The biggest challenge was finding the place. The address was 3317 W. 6th Street and we were meeting our friends Kyle and Gary there at 7:30. We drove down 6th, using my phone as a guide, and didn’t see 3317. We parked on the street and saw a sign for a hotel featuring Korean dramas on the TV, but no 3317. Then, entering a shopping center, we saw a valet parking attendant and asked him if he knew where we could find Dan Sung Sa. He pointed at the building right in front of him: there it was, in Korean, no English translation.
Inside, the place was dark, smoky (I saw two people smoking cigarettes at the bar) and mysterious. This woman grilled meat for an audience of regulars:
We found our friends Gary and Kyle in the back and they’d already done the appropriate thing and ordered beer.
On the table you’ll find kimchi and another spicy sauce which we snacked on while drinking beers of our own:
At this point, I asked the waitress for some water and it came in a kettle and when Craig poured it out into our water glasses, it was brown. In this picture, you can see Craig contemplating the brown water and Gary tasting his:
Luckily, the women sitting next to us, who were Korean, chimed in to tell us this wasn’t dirty water but flavored water (flavored, perhaps, with barley? But don’t quote me on that.)

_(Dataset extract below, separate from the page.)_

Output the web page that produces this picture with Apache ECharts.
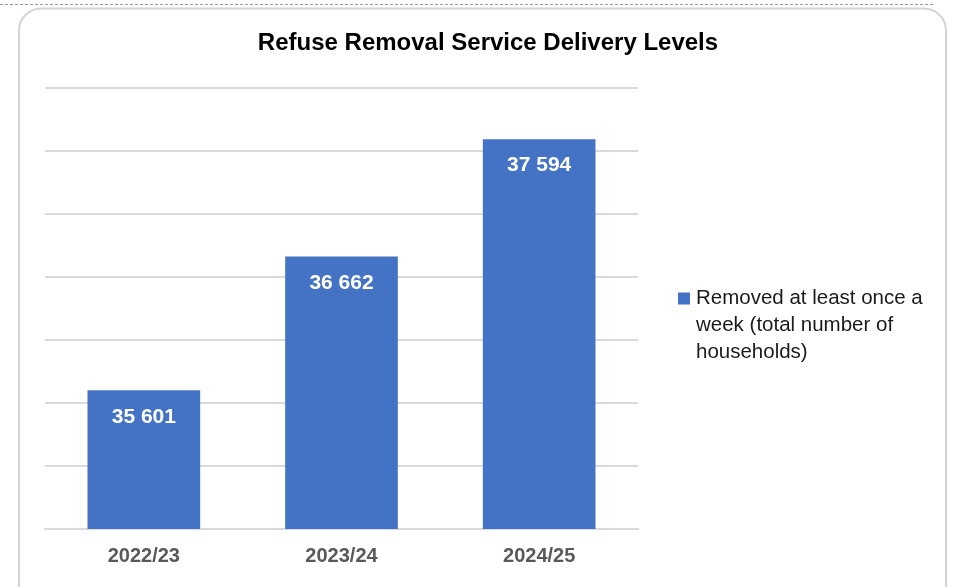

While most people associate Korean food with BBQ, Dan Sung Sa is known for its bar food. I would define bar food as food that tastes good with alcohol. So, indeed, this giant fried pancake–filled with scallions and other goodies–makes the beer go down easier:
And this chicken dish, which was outrageously spicy–fried pieces of chicken coated in a glaze made up of honey and hellfire–can only be consumed with beer. Water won’t cut it. (And that coleslaw, topped with gloppy Thousand Island dressing, should probably be skipped entirely.)
This cheesy corn is exactly what it sounds like: corn positively coated in butter and cheese and then baked until crusty brown around the edges.
(The women sitting next to us recommended it to us, which is why we ordered it. Also, when I really think about it, I think it’s possible that the corn wasn’t coated in butter, but MAYONNAISE.)
Kyle, a vegetarian, ordered this tasty dish of tofu that came topped with a sweet and savory combination of nori, scallions and sesame seeds:
But our favorite dish of the night, no question, was this dish of rice noodles:
Long chewy tubes of compacted rice get soaked in a fiery broth tempered with green scallions and sesame seeds. This was a triumph of texture, flavor and heat—and we all gobbled this up greedily.
After dinner, we decided to track down some Pot Bing Su: a dessert of shaved ice, ice cream, whipped cream, beans and fruit. We had luck across the street at a place called Koffea:
Here’s our Pot Bing Su, which did not disappoint:
As with most great desserts, this works best when you get a little of everything on your spoon at once: some shaved ice, some ice cream, some whipped cream, some sweet beans, and some fruit (to quote Jaws: “We’re going to need a bigger spoon.”)
Consider this just our first trip to L.A.’s K-town: it’s actually not a far ride at all from our apartment, just straight down from the hills into the city proper. Next up: Park’s BBQ.